For every line in the data below that contains "image", copy the line.

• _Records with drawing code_
________________________
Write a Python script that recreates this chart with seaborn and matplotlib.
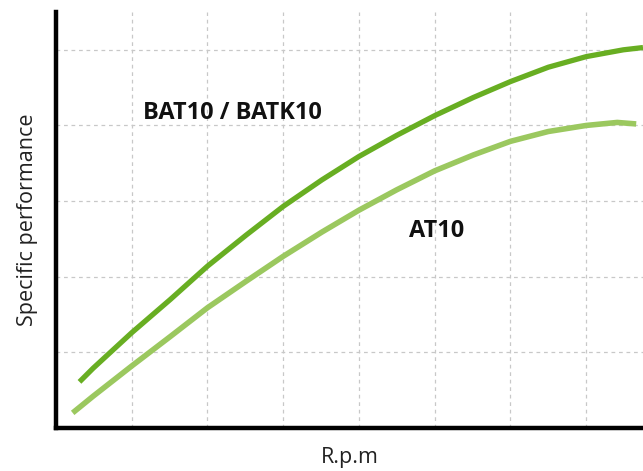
import numpy as np
import pandas as pd
import matplotlib
matplotlib.use('Agg')
import matplotlib.pyplot as plt
import seaborn as sns

# values, in grid units
rpm_bat = [0.31, 0.49, 1.0, 1.51, 2.0, 2.51, 3.0, 3.51, 4.0, 4.5, 5.0,
           5.51, 6.0, 6.5, 7.0, 7.49, 7.75]
perf_bat = [0.61, 0.79, 1.26, 1.70, 2.14, 2.55, 2.93, 3.28, 3.59, 3.87, 4.13,
            4.37, 4.58, 4.77, 4.91, 5.00, 5.03]
rpm_at = [0.22, 0.49, 1.0, 1.51, 2.0, 2.51, 3.0, 3.51, 4.0, 4.5, 5.0,
          5.51, 6.0, 6.5, 7.0, 7.41, 7.66]
perf_at = [0.20, 0.42, 0.82, 1.21, 1.59, 1.94, 2.27, 2.59, 2.88, 3.15, 3.40,
           3.61, 3.79, 3.92, 4.00, 4.04, 4.02]
x_ticks = [1, 2, 3, 4, 5, 6, 7]
y_ticks = [1, 2, 3, 4, 5]

sns.set_style('white')
plt.rcParams['font.family'] = ['Open Sans', 'DejaVu Sans']

fig = plt.figure(figsize=(6.43, 4.71), dpi=100)
ax = fig.add_axes([56 / 643, 43 / 471, 1 - 56 / 643, 416 / 471])

sns.lineplot(x=rpm_bat, y=perf_bat, ax=ax, color='#68ae22', linewidth=3.8,
             solid_capstyle='butt')
sns.lineplot(x=rpm_at, y=perf_at, ax=ax, color='#9bc85f', linewidth=4.0,
             solid_capstyle='butt')

ax.set_xlim(0, 7.75)
ax.set_ylim(0, 5.5)
ax.set_xticks(x_ticks)
ax.set_yticks(y_ticks)
ax.set_xticklabels([])
ax.set_yticklabels([])
ax.tick_params(axis='both', direction='in', color='#444444', width=1.2)
ax.tick_params(axis='y', length=9)
ax.tick_params(axis='x', length=8)
ax.grid(True, linestyle=(0, (3, 3)), color='#c8c8c8', linewidth=0.9)

for side in ['top', 'right']:
    ax.spines[side].set_visible(False)
for side in ['left', 'bottom']:
    ax.spines[side].set_color('black')
    ax.spines[side].set_linewidth(3.2)

ax.text(1.15, 4.16, 'BAT10 / BATK10', fontsize=16.9, fontweight='bold',
        va='center', ha='left', color='#111111')
ax.text(4.66, 2.61, 'AT10', fontsize=16.9, fontweight='bold',
        va='center', ha='left', color='#111111')

ax.set_xlabel('R.p.m', fontsize=15.5, color='#222222', labelpad=10)
ax.set_ylabel('Specific performance', fontsize=15.5, color='#222222', labelpad=9.5)

fig.savefig('out.png', dpi=100)
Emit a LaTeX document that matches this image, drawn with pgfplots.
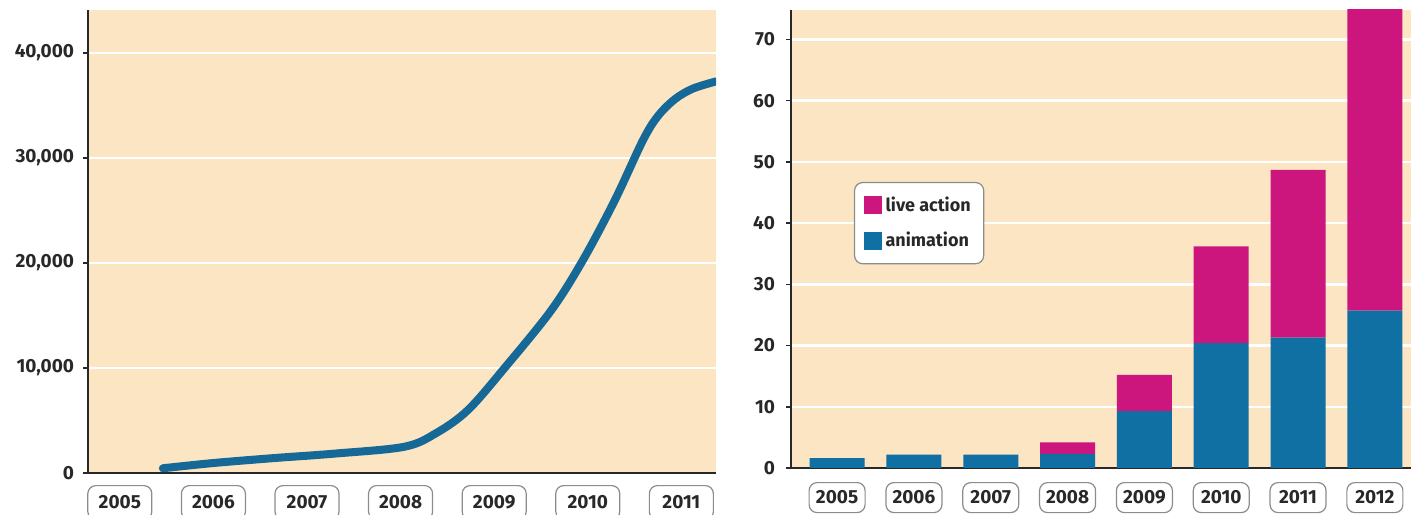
\documentclass[border=0pt]{standalone}
\usepackage{fontspec}
\setmainfont{Fira Sans}
\usepackage{pgfplots}
\pgfplotsset{compat=1.18}
\definecolor{bg}{RGB}{251,229,195}
\definecolor{lineblue}{RGB}{22,104,150}
\definecolor{barblue}{RGB}{16,112,163}
\definecolor{mag}{RGB}{204,22,126}
\definecolor{txt}{RGB}{40,40,40}
\definecolor{boxgray}{RGB}{140,140,140}
\pgfplotsset{
  common/.style={
    scale only axis,
    axis background/.style={fill=bg},
    axis x line*=bottom, axis y line*=left,
    axis line style={txt, line width=1bp, -},
    ymajorgrids, major grid style={white, line width=1.2bp},
    tick align=outside,
    major tick length=2.5bp,
    ytick style={txt, line width=0.8bp},
    xtick style={draw=none},
    tick label style={font=\bfseries\fontsize{9.5bp}{11bp}\selectfont, text=txt},
    /pgf/number format/assume math mode=true,
    xticklabel style={draw=boxgray, line width=0.6bp, fill=white, rounded corners=4bp, inner sep=0pt, anchor=north},
  },
  sq legend/.style={legend image code/.code={\fill[##1, sharp corners] (0bp,-4.5bp) rectangle (9bp,4.5bp);}},
}
\begin{document}
\begin{tikzpicture}
\useasboundingbox (0,0) rectangle (709.5bp,257.5bp);
\begin{axis}[common,
  at={(44bp,21bp)}, anchor=south west, width=314bp, height=231.5bp,
  xmin=2004.66, xmax=2011.37, ymin=0, ymax=44100,
  xtick={2005,2006,2007,2008,2009,2010,2011},
  xticklabels={2005,2006,2007,2008,2009,2010,2011},
  ytick={0,10000,20000,30000,40000},
  scaled y ticks=false,
  yticklabel style={/pgf/number format/1000 sep={,}, xshift=-1bp},
  xticklabel style={minimum width=32bp, minimum height=17bp, yshift=-3.5bp},
]
\addplot[lineblue, line width=4bp, smooth, tension=0.55, line cap=round] coordinates {
(2005.46,450) (2006.0,950) (2006.66,1430) (2007.3,1850) (2008.04,2500) (2008.38,3800)
(2008.72,6000) (2009.12,10100) (2009.61,15500) (2009.95,20300) (2010.29,26000)
(2010.59,31700) (2010.75,34000) (2010.93,35600) (2011.12,36600) (2011.37,37300)};
\end{axis}
\begin{axis}[common,
  at={(395.5bp,23.5bp)}, anchor=south west, width=310bp, height=229bp,
  ybar stacked, bar width=27.5bp,
  xmin=-0.6, xmax=7.47, ymin=0, ymax=74.8,
  xtick={0,1,2,3,4,5,6,7},
  xticklabels={2005,2006,2007,2008,2009,2010,2011,2012},
  ytick={0,10,20,30,40,50,60,70},
  yticklabel style={xshift=-2bp},
  xticklabel style={minimum width=28bp, minimum height=15bp, yshift=-4.5bp},
  reverse legend,
  legend cell align=left,
  legend style={at={(0.1016,0.6245)}, anchor=north west, draw=boxgray, line width=0.6bp,
    rounded corners=4bp, fill=white, font=\bfseries\fontsize{9bp}{10bp}\selectfont,
    text=txt, inner xsep=4.5bp, inner ysep=5bp, row sep=5bp},
]
\addplot[fill=barblue, draw=none, sq legend] coordinates {(0,1.6) (1,2.2) (2,2.2) (3,2.3) (4,9.3) (5,20.4) (6,21.3) (7,25.7)};
\addlegendentry{animation}
\addplot[fill=mag, draw=none, sq legend] coordinates {(0,0) (1,0) (2,0) (3,1.9) (4,5.9) (5,15.8) (6,27.4) (7,49.3)};
\addlegendentry{live action}
\end{axis}
\end{tikzpicture}
\end{document}
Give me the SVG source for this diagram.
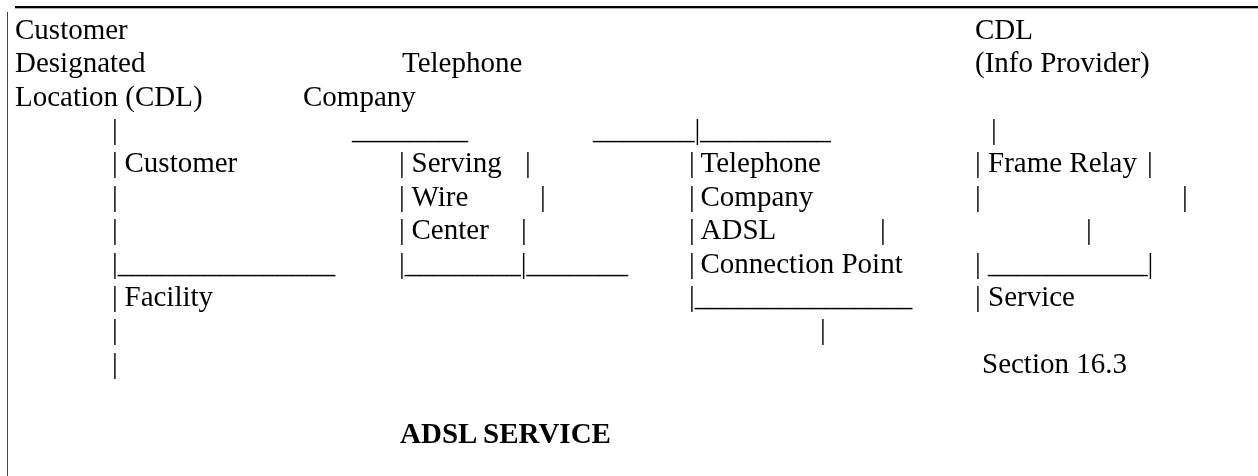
<svg xmlns="http://www.w3.org/2000/svg" width="1258" height="476" viewBox="0 0 1258 476">
<style>
text{font-family:"Liberation Serif","Times New Roman",serif;font-size:29px;fill:#000}
.b{font-weight:bold}
</style>
<defs>
<filter id="flat" x="0" y="0" width="1" height="1"><feOffset dx="0" dy="0"/></filter>
</defs>
<rect width="1258" height="476" fill="#fff"/>
<g filter="url(#flat)">
<rect width="1258" height="476" fill="#fff"/>
<g id="frame">
<rect x="15" y="6" width="1243" height="2.3" fill="#000"/>
<line x1="7.5" y1="12" x2="7.5" y2="476" stroke="#444" stroke-width="1"/>
</g>
<g id="customer-location">
<text x="15" y="39">Customer</text>
<text x="15" y="72.4">Designated</text>
<text x="15" y="105.7">Location (CDL)</text>
</g>
<g id="telephone-company">
<text x="402" y="72.4">Telephone</text>
<text x="303" y="105.7">Company</text>
</g>
<g id="info-provider">
<text x="975" y="39">CDL</text>
<text x="975" y="72.4">(Info Provider)</text>
</g>
<g id="connectors">
<text x="112" y="139">|</text>
<text x="352" y="139">________</text>
<text x="593" y="139">_______|_________</text>
<text x="991" y="139">|</text>
<text x="112" y="205.8">|</text>
<text x="112" y="239.1">|</text>
<text x="112" y="272.5">|_______________</text>
<text x="112" y="339.2">|</text>
<text x="820" y="339.2">|</text>
<text x="112" y="372.5">|</text>
</g>
<g id="customer-facility">
<text y="172.4"><tspan x="112">|</tspan><tspan x="124.5">Customer</tspan></text>
<text y="305.8"><tspan x="112">|</tspan><tspan x="124.5">Facility</tspan></text>
</g>
<g id="serving-wire-center">
<text y="172.4"><tspan x="399">|</tspan><tspan x="411.5">Serving</tspan><tspan x="525">|</tspan></text>
<text y="205.8"><tspan x="399">|</tspan><tspan x="411.5">Wire</tspan><tspan x="540">|</tspan></text>
<text y="239.1"><tspan x="399">|</tspan><tspan x="411.5">Center</tspan><tspan x="521">|</tspan></text>
<text x="399" y="272.5">|________|_______</text>
</g>
<g id="adsl-connection-point">
<text y="172.4"><tspan x="689">|</tspan><tspan x="700.5">Telephone</tspan></text>
<text y="205.8"><tspan x="689">|</tspan><tspan x="700.5">Company</tspan></text>
<text y="239.1"><tspan x="689">|</tspan><tspan x="700.5">ADSL</tspan><tspan x="880">|</tspan></text>
<text y="272.5"><tspan x="689">|</tspan><tspan x="700.5">Connection Point</tspan></text>
<text x="689" y="305.8">|_______________</text>
</g>
<g id="frame-relay-service">
<text y="172.4"><tspan x="975">|</tspan><tspan x="988">Frame Relay</tspan><tspan x="1147">|</tspan></text>
<text y="205.8"><tspan x="975">|</tspan><tspan x="1182">|</tspan></text>
<text x="1086" y="239.1">|</text>
<text y="272.5"><tspan x="975">|</tspan><tspan x="988">___________|</tspan></text>
<text y="305.8"><tspan x="975">|</tspan><tspan x="988">Service</tspan></text>
<text x="982" y="372.5">Section 16.3</text>
</g>
<g id="title">
<text class="b" x="400" y="443">ADSL SERVICE</text>
</g>
</g>
</svg>
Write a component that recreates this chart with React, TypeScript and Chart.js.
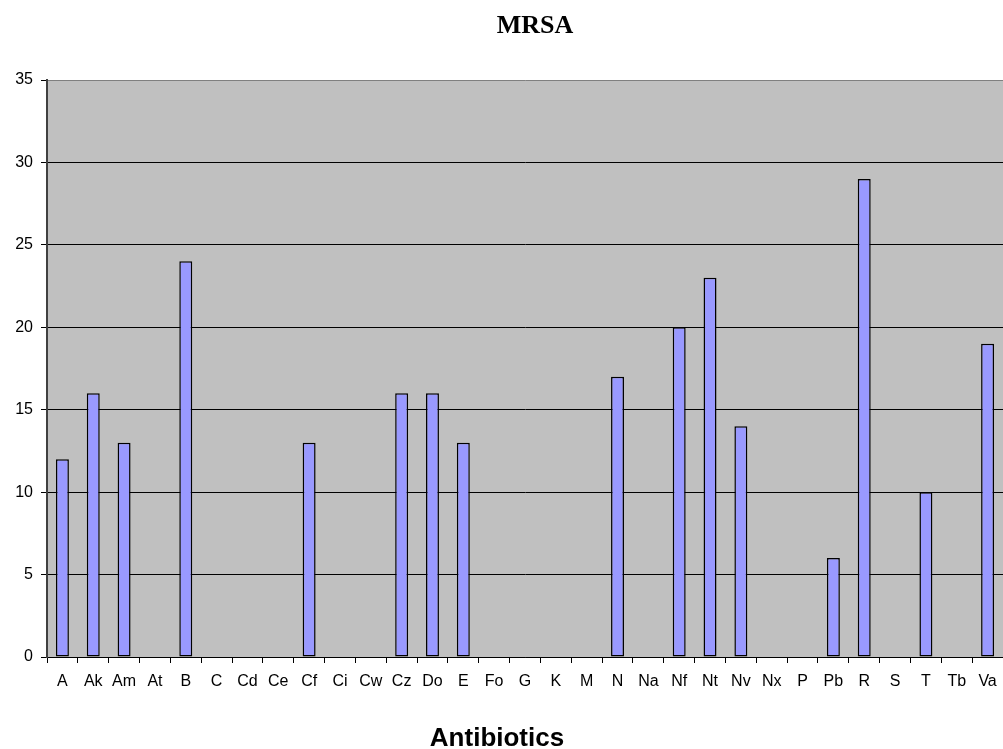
import React, { useEffect, useRef } from "react";
import { Chart, registerables } from "chart.js";

Chart.register(...registerables);

const categories = ["A", "Ak", "Am", "At", "B", "C", "Cd", "Ce", "Cf", "Ci", "Cw", "Cz", "Do", "E", "Fo", "G", "K", "M", "N", "Na", "Nf", "Nt", "Nv", "Nx", "P", "Pb", "R", "S", "T", "Tb", "Va"];
const mrsaValues = [12, 16, 13, 0, 24, 0, 0, 0, 13, 0, 0, 16, 16, 13, 0, 0, 0, 0, 17, 0, 20, 23, 14, 0, 0, 6, 29, 0, 10, 0, 19];
const chartTitle = "MRSA";
const xAxisTitle = "Antibiotics";

const W = 1003;
const H = 749;

export default function App() {
  const ref = useRef<HTMLCanvasElement | null>(null);

  useEffect(() => {
    if (!ref.current) return;
    const bgPlugin = {
      id: "plotBg",
      beforeDraw(chart: any) {
        const { ctx, chartArea } = chart;
        ctx.save();
        ctx.fillStyle = "#C0C0C0";
        ctx.fillRect(chartArea.left, chartArea.top, chartArea.right - chartArea.left, chartArea.bottom - chartArea.top);
        ctx.restore();
      },
      afterDraw(chart: any) {
        const { ctx } = chart;
        ctx.save();
        ctx.fillStyle = "#000";
        ctx.textAlign = "center";
        ctx.textBaseline = "alphabetic";
        ctx.font = "bold 26px 'Times New Roman', 'Liberation Serif', serif";
        ctx.fillText(chartTitle, 535, 33);
        ctx.font = "bold 26px Arial, 'Liberation Sans', sans-serif";
        ctx.fillText(xAxisTitle, 497, 746);
        ctx.restore();
      },
    };

    const chart = new Chart(ref.current, {
      type: "bar",
      data: {
        labels: categories,
        datasets: [
          {
            label: chartTitle,
            data: mrsaValues,
            backgroundColor: "#9999FF",
            borderColor: "#000000",
            borderWidth: 1.5,
            borderSkipped: false,
            categoryPercentage: 1,
            barPercentage: 0.42,
          },
        ],
      },
      options: {
        animation: false,
        responsive: false,
        maintainAspectRatio: false,
        layout: { padding: { top: 80, right: 0, left: 0, bottom: 0 } },
        plugins: {
          legend: { display: false },
          title: { display: false },
          tooltip: { enabled: false },
        },
        scales: {
          x: {
            offset: true,
            grid: {
              offset: true,
              drawOnChartArea: false,
              drawTicks: true,
              tickLength: 6,
              color: "#000",
              tickColor: "#000",
            },
            border: { color: "#000", width: 1 },
            ticks: {
              color: "#000",
              padding: 9,
              maxRotation: 0,
              autoSkip: false,
              font: { family: "Arial, 'Liberation Sans', sans-serif", size: 16 },
            },
            afterFit(scale: any) {
              scale.height = H - 657;
              scale.paddingRight = 0;
              scale.paddingLeft = 0;
            },
          },
          y: {
            min: 0,
            max: 35,
            ticks: {
              stepSize: 5,
              color: "#000",
              padding: 8,
              font: { family: "Arial, 'Liberation Sans', sans-serif", size: 16 },
            },
            grid: {
              color: (c: any) => (c.tick && c.tick.value === 35 ? "#808080" : "#000"),
              tickColor: "#000",
              tickLength: 6,
              lineWidth: 1,
            },
            border: { color: "#404040", width: 2 },
            afterFit(scale: any) {
              scale.width = 47;
            },
          },
        },
      },
      plugins: [bgPlugin],
    });
    return () => chart.destroy();
  }, []);

  return (
    <div style={{ position: "fixed", left: 0, top: 0, width: W, height: H, background: "#fff" }}>
      <canvas ref={ref} width={W} height={H} style={{ width: W, height: H, display: "block" }} />
    </div>
  );
}
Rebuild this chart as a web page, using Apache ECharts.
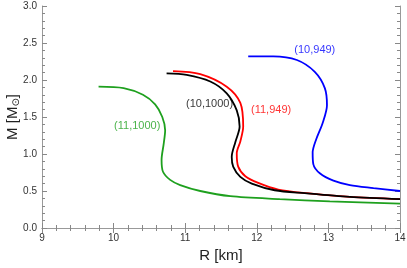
________________________
• _Answer in full_
Emit a LaTeX document that matches this image, drawn with pgfplots.
  sq legend/.style={legend image code/.code={\fill[##1, sharp corners] (0bp,-4.5bp) rectangle (9bp,4.5bp);}},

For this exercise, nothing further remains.